The Crescent and the Gun: Islam and Violence
by Brian Saint-Paul - January 1, 2002
Reprinted with permission from our good friends at InsideCatholic.com, the leading online journal of Catholic faith, culture, and politics.
It's hard to watch Francis Bok remember. He speaks softly, haltingly. His piercing eyes stare out, sometimes at you, sometimes into space, but always to that day 15 years ago in Sudan.
He was seven years old and living with his family in a small southern village. His mother had sent him to the local marketplace to sell eggs and beans for the family. It was a busy day in the town square-the locals bustled from stall to stall, buying and selling as they had always done. But the steady hum of business was silenced when hundreds of Muslim gunmen rode into the market on horses. As the villagers looked up at them from their baskets of produce, the riders opened fire.
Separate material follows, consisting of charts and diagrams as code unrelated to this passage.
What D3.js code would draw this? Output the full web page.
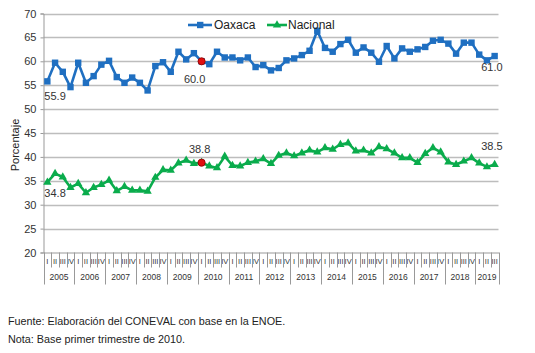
<!DOCTYPE html>
<html>
<head>
<meta charset="utf-8">
<script src="https://cdn.jsdelivr.net/npm/d3@7"></script>
<style>
  body { margin: 0; background: #fff; }
  svg { font-family: "Liberation Sans", Arial, sans-serif; }
</style>
</head>
<body>
<script>
// years and quarter labels
const years = ['2005', '2006', '2007', '2008', '2009', '2010', '2011', '2012', '2013', '2014', '2015', '2016', '2017', '2018', '2019']
const quarterNames = ['I', 'II', 'III', 'IV']

// series values, 2005-I .. 2019-III
const oaxaca = [55.8, 59.7, 57.8, 54.6, 59.7, 55.5, 56.9, 59.3, 60.1, 56.7, 55.5, 56.6, 55.5, 53.9, 59.0,
  59.8, 57.8, 62.0, 60.4, 61.7, 60.0, 59.4, 62.0, 60.8, 60.8, 60.2, 60.8, 58.8, 59.2, 58.1,
  58.6, 60.2, 60.6, 61.3, 62.2, 66.4, 62.8, 62.0, 63.6, 64.5, 61.8, 62.9, 61.8, 59.9, 63.2,
  60.6, 62.7, 62.0, 62.5, 63.0, 64.3, 64.5, 63.7, 61.6, 63.9, 63.9, 61.4, 60.2, 61.1]
const nacional = [34.7, 36.5, 35.8, 33.6, 34.4, 32.5, 33.6, 34.2, 35.1, 32.9, 33.8, 33.0, 33.0, 32.8, 35.7,
  37.3, 37.2, 38.7, 39.3, 38.6, 38.8, 38.1, 37.7, 40.1, 38.2, 38.1, 38.8, 39.1, 39.6, 38.6,
  40.3, 40.8, 40.2, 40.8, 41.4, 41.0, 41.9, 41.6, 42.6, 42.9, 41.2, 41.4, 40.8, 42.1, 41.7,
  40.8, 39.8, 39.8, 38.8, 40.7, 41.9, 41.0, 38.9, 38.4, 39.1, 39.8, 38.7, 37.9, 38.4]

// labelled points: [series, index, text]
const labels = [
  ['oax', 0, '55.9'], ['oax', 20, '60.0'], ['oax', 58, '61.0'],
  ['nac', 0, '34.8'], ['nac', 20, '38.8'], ['nac', 58, '38.5']
]
const baseIndex = 20 // 2010-I
const yTicks = [20, 25, 30, 35, 40, 45, 50, 55, 60, 65, 70]

const w = 535
const h = 353
const mLeft = 43.5
const mRight = 498.5
const mTop = 13.5
const mBottom = 252.5

const blue = '#1f6fc1'
const green = '#0aac4c'

const idx = d3.range(oaxaca.length)
const quarterLabel = i => quarterNames[i % 4]

const x = d3.scaleBand().domain(idx).range([mLeft, mRight]).padding(0)
const y = d3.scaleLinear().domain([20, 70]).range([mBottom, mTop])
const cx = i => x(i) + x.bandwidth() / 2

const svg = d3.select('body').append('svg')
  .attr('width', w)
  .attr('height', h)

// grid lines
svg.append('g')
  .selectAll('line')
  .data(yTicks.slice(1))
  .enter()
  .append('line')
  .attr('x1', mLeft).attr('x2', mRight)
  .attr('y1', d => Math.round(y(d)) + 0.5).attr('y2', d => Math.round(y(d)) + 0.5)
  .attr('stroke', '#bdbdbd')
  .attr('stroke-width', 1.3)

// y axis
const yAxis = d3.axisLeft(y).tickValues(yTicks).tickSize(3).tickPadding(4)
const gy = svg.append('g')
  .attr('transform', `translate(${mLeft},0)`)
  .call(yAxis)
gy.select('.domain').attr('stroke', '#999')
gy.selectAll('.tick line').attr('stroke', '#999')
gy.selectAll('.tick text').attr('font-size', 11).attr('fill', '#333')

svg.append('text')
  .attr('transform', `translate(19,${(mTop + mBottom) / 2 + 12}) rotate(-90)`)
  .attr('text-anchor', 'middle')
  .attr('font-size', 11)
  .attr('fill', '#222')
  .text('Porcentaje')

// x axis: quarters
const xAxis = d3.axisBottom(x).tickFormat(quarterLabel).tickSize(0).tickPadding(6)
const gx = svg.append('g')
  .attr('transform', `translate(0,${mBottom})`)
  .call(xAxis)
gx.select('.domain').attr('stroke', '#999')
gx.selectAll('.tick text').attr('font-size', 7.5).attr('fill', '#333')

// band boundaries
const bounds = d3.range(oaxaca.length + 1)
svg.append('g')
  .selectAll('line')
  .data(bounds)
  .enter()
  .append('line')
  .attr('x1', i => Math.round(mLeft + i * x.bandwidth()) + 0.5)
  .attr('x2', i => Math.round(mLeft + i * x.bandwidth()) + 0.5)
  .attr('y1', mBottom)
  .attr('y2', i => (i % 4 === 0 || i === oaxaca.length) ? mBottom + 32 : mBottom + 15)
  .attr('stroke', '#999')
  .attr('stroke-width', 1)

// year labels
svg.append('g')
  .selectAll('text')
  .data(years)
  .enter()
  .append('text')
  .attr('x', (d, k) => {
    const a = k * 4
    const b = Math.min(k * 4 + 4, oaxaca.length)
    return mLeft + (a + b) / 2 * x.bandwidth()
  })
  .attr('y', mBottom + 27)
  .attr('text-anchor', 'middle')
  .attr('font-size', 8.5)
  .attr('fill', '#333')
  .text(d => d)

// lines
const line = d3.line().x((d, i) => cx(i)).y(d => y(d))

svg.append('path')
  .datum(oaxaca)
  .attr('d', line)
  .attr('fill', 'none')
  .attr('stroke', blue)
  .attr('stroke-width', 2.6)
  .attr('stroke-linejoin', 'round')

svg.append('path')
  .datum(nacional)
  .attr('d', line)
  .attr('fill', 'none')
  .attr('stroke', green)
  .attr('stroke-width', 2.6)
  .attr('stroke-linejoin', 'round')

// markers
svg.append('g')
  .selectAll('rect')
  .data(oaxaca)
  .enter()
  .append('rect')
  .attr('x', (d, i) => cx(i) - 3.2)
  .attr('y', d => y(d) - 3.2)
  .attr('width', 6.4)
  .attr('height', 6.4)
  .attr('fill', blue)

const tri = d3.symbol().type(d3.symbolTriangle).size(30)
svg.append('g')
  .selectAll('path')
  .data(nacional)
  .enter()
  .append('path')
  .attr('d', tri)
  .attr('transform', (d, i) => `translate(${cx(i)},${y(d)})`)
  .attr('fill', green)

// base quarter markers
svg.append('g')
  .selectAll('circle')
  .data([oaxaca[baseIndex], nacional[baseIndex]])
  .enter()
  .append('circle')
  .attr('cx', cx(baseIndex))
  .attr('cy', d => y(d))
  .attr('r', 3.6)
  .attr('fill', '#e01010')
  .attr('stroke', '#8a0000')
  .attr('stroke-width', 0.8)

// data labels
const labelPos = {
  'oax0': [0, 19, 'start', -3],
  'oax20': [0, 22, 'middle', -7],
  'oax58': [0, 15, 'end', 8],
  'nac0': [0, 15, 'start', -3],
  'nac20': [0, -10, 'middle', -2],
  'nac58': [0, -15, 'end', 8]
}
svg.append('g')
  .selectAll('text')
  .data(labels)
  .enter()
  .append('text')
  .attr('x', d => cx(d[1]) + labelPos[d[0] + d[1]][3])
  .attr('y', d => y((d[0] === 'oax' ? oaxaca : nacional)[d[1]]) + labelPos[d[0] + d[1]][1])
  .attr('text-anchor', d => labelPos[d[0] + d[1]][2])
  .attr('font-size', 11)
  .attr('fill', '#333')
  .text(d => d[2])

// legend
const legend = svg.append('g').attr('transform', 'translate(188,25)')
legend.append('line').attr('x1', 0).attr('x2', 24).attr('stroke', blue).attr('stroke-width', 2.6)
legend.append('rect').attr('x', 9).attr('y', -3.2).attr('width', 6.4).attr('height', 6.4).attr('fill', blue)
legend.append('text').attr('x', 26).attr('y', 4).attr('font-size', 12).attr('fill', '#222').text('Oaxaca')
legend.append('line').attr('x1', 79).attr('x2', 99).attr('stroke', green).attr('stroke-width', 2.6)
legend.append('path').attr('d', tri).attr('transform', 'translate(89,0)').attr('fill', green)
legend.append('text').attr('x', 100).attr('y', 4).attr('font-size', 12).attr('fill', '#222').text('Nacional')

// notes
svg.append('text')
  .attr('x', 8).attr('y', 325)
  .attr('font-size', 10.8).attr('fill', '#222')
  .text('Fuente: Elaboración del CONEVAL con base en la ENOE.')
svg.append('text')
  .attr('x', 8).attr('y', 343)
  .attr('font-size', 10.8).attr('fill', '#222')
  .text('Nota: Base primer trimestre de 2010.')
</script>
</body>
</html>
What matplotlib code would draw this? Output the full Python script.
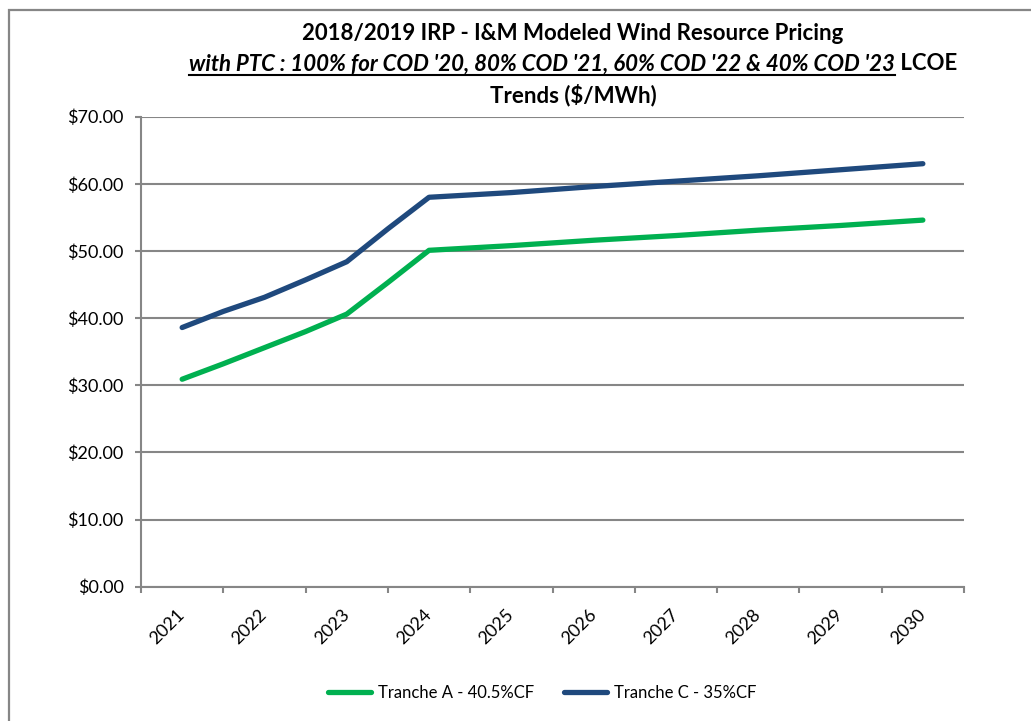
import matplotlib
matplotlib.use('Agg')
import matplotlib.pyplot as plt
from matplotlib.patches import Rectangle
from matplotlib.ticker import FuncFormatter, FixedLocator

plt.rcParams['font.family'] = ['Lato', 'DejaVu Sans']

# data ($/MWh)
x_pos = [2021, 2021.5, 2022, 2022.5, 2023, 2023.5, 2024, 2025, 2026, 2027, 2028, 2029, 2030]
tranche_a = [30.9, 33.2, 35.6, 38.0, 40.6, 45.3, 50.1, 50.8, 51.6, 52.3, 53.1, 53.8, 54.6]
tranche_c = [38.6, 41.0, 43.1, 45.7, 48.4, 53.3, 58.0, 58.7, 59.6, 60.4, 61.2, 62.1, 63.0]
year_labels = ['2021', '2022', '2023', '2024', '2025', '2026', '2027', '2028', '2029', '2030']
years = [2021, 2022, 2023, 2024, 2025, 2026, 2027, 2028, 2029, 2030]

W, H = 1031, 721
fig = plt.figure(figsize=(W / 100, H / 100), dpi=100)
ax = fig.add_axes([141 / W, 1 - 586.7 / H, (964 - 141) / W, (586.7 - 116.7) / H])

grey = '#868686'

# chart area border (cut off at right and bottom)
fig.patches.append(Rectangle((9 / W, -0.1), 1.2, 1.1 - 10 / H, transform=fig.transFigure,
                             fill=False, edgecolor=grey, lw=1.6))

l1, = ax.plot(x_pos, tranche_a, color='#00B050', lw=3.8, solid_capstyle='round',
              solid_joinstyle='round', label='Tranche A - 40.5%CF')
l2, = ax.plot(x_pos, tranche_c, color='#1F497D', lw=3.8, solid_capstyle='round',
              solid_joinstyle='round', label='Tranche C - 35%CF')

ax.set_ylim(0, 70)
ax.set_xlim(2020.5, 2030.5)
ax.set_yticks(range(0, 71, 10))
ax.yaxis.set_major_formatter(FuncFormatter(lambda v, p: '${:.2f}'.format(v)))
ax.yaxis.grid(True, color=grey, lw=1.5)
ax.set_axisbelow(True)

for s in ['top', 'right']:
    ax.spines[s].set_visible(False)
for s in ['left', 'bottom']:
    ax.spines[s].set_color(grey)
    ax.spines[s].set_linewidth(1.5)

ax.tick_params(axis='y', direction='out', length=4.6, width=1.5, color=grey,
               pad=8, labelsize=13)
ax.xaxis.set_major_locator(FixedLocator(years))
ax.set_xticklabels(year_labels, rotation=45, ha='right', va='center', rotation_mode='anchor')
ax.xaxis.set_minor_locator(FixedLocator([y - 0.5 for y in years] + [2030.5]))
ax.tick_params(axis='x', which='major', length=0, pad=18, labelsize=13)
ax.tick_params(axis='x', which='minor', direction='out', length=4.6, width=1.5, color=grey)

# title, three lines, middle one partly italic + underlined
cx = 573 / W
fs = 16
fig.text(cx, 1 - 33 / H, '2018/2019 IRP - I&M Modeled Wind Resource Pricing',
         ha='center', va='center', fontsize=fs, fontweight='bold')
fig.text(cx, 1 - 95 / H, 'Trends ($/MWh)', ha='center', va='center', fontsize=fs, fontweight='bold')

r = fig.canvas.get_renderer()
t_it = fig.text(0, 1 - 64 / H, "with PTC : 100% for COD '20, 80% COD '21, 60% COD '22 & 40% COD '23",
                ha='left', va='center', fontsize=fs, fontweight='bold', style='italic')
t_lc = fig.text(0, 1 - 64 / H, ' LCOE', ha='left', va='center', fontsize=fs, fontweight='bold')
w1 = t_it.get_window_extent(r).width
w2 = t_lc.get_window_extent(r).width
x0 = cx * W - (w1 + w2) / 2
t_it.set_x(x0 / W)
t_lc.set_x((x0 + w1) / W)
uy = 1 - 75 / H
fig.add_artist(plt.Line2D([x0 / W, (x0 + w1) / W], [uy, uy], transform=fig.transFigure,
                          color='black', lw=1.5))

fig.legend(handles=[l1, l2], loc='center', bbox_to_anchor=(542 / W, 1 - 693 / H), ncol=2,
           frameon=False, fontsize=12, handlelength=2.6, columnspacing=1.8, handletextpad=0.4)

plt.savefig('out.png', dpi=100)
All around Francis bodies fell, pierced by bullets. People screamed, ran, tried desperately to flee the massacre around them. But it was hopeless. The gunmen had boxed them in. There was no escape.
"It was terrible," Francis remembered. "Men were killed, the women were raped. Everything happened in front of us. It was terrible."
Amid the low moans of the dying, the gunmen grabbed the children and tied them to the sides of donkeys, to be carried off and sold into slavery. Francis was on one side of a donkey, two young girls on the other. "The girls couldn't stop crying, so the men shot them. After that, I learned to be quiet."
He was sold to a Muslim family, where he was beaten every day and called "Abeed"-meaning "black slave." Even the family's children had a hand in the brutality, taunting and whipping him in imitation of their parents.
For ten years, Francis lived like an animal, sleeping in the barn. "For ten years, I had no one to laugh with...no one to love me."
One morning when he was 17, he decided to escape. He'd tried twice before and failed. This would be his final attempt. "I said to myself, 'This is the last time.' If they caught me, I'd tell them to kill me, or I'd kill myself. I wasn't going to be a slave anymore."
He rose early, prayed, and with the kind of luck only God can provide, left ten years of unimaginable horror behind him. Only last year did Francis learn that the day he was abducted, the Muslim gunmen had murdered his family as well.
It would be easy to chalk up such atrocities to Sudanese fanaticism alone. But these things aren't happening only in East Africa. Every day, the newspapers bring more horrifying examples to the public consciousness-Islamic extremists kidnapping and murdering villagers in the Philippines...Islamic gunmen walking into a Pakistani church and machine-gunning the worshipers...Islamic fundamentalists hijacking planes and crashing them into buildings...Islamic militants storming Christian villages in Indonesia, brutalizing the women and murdering the men.
Islamic extremists. Islamic gunmen. Islamic fundamentalists. Islam.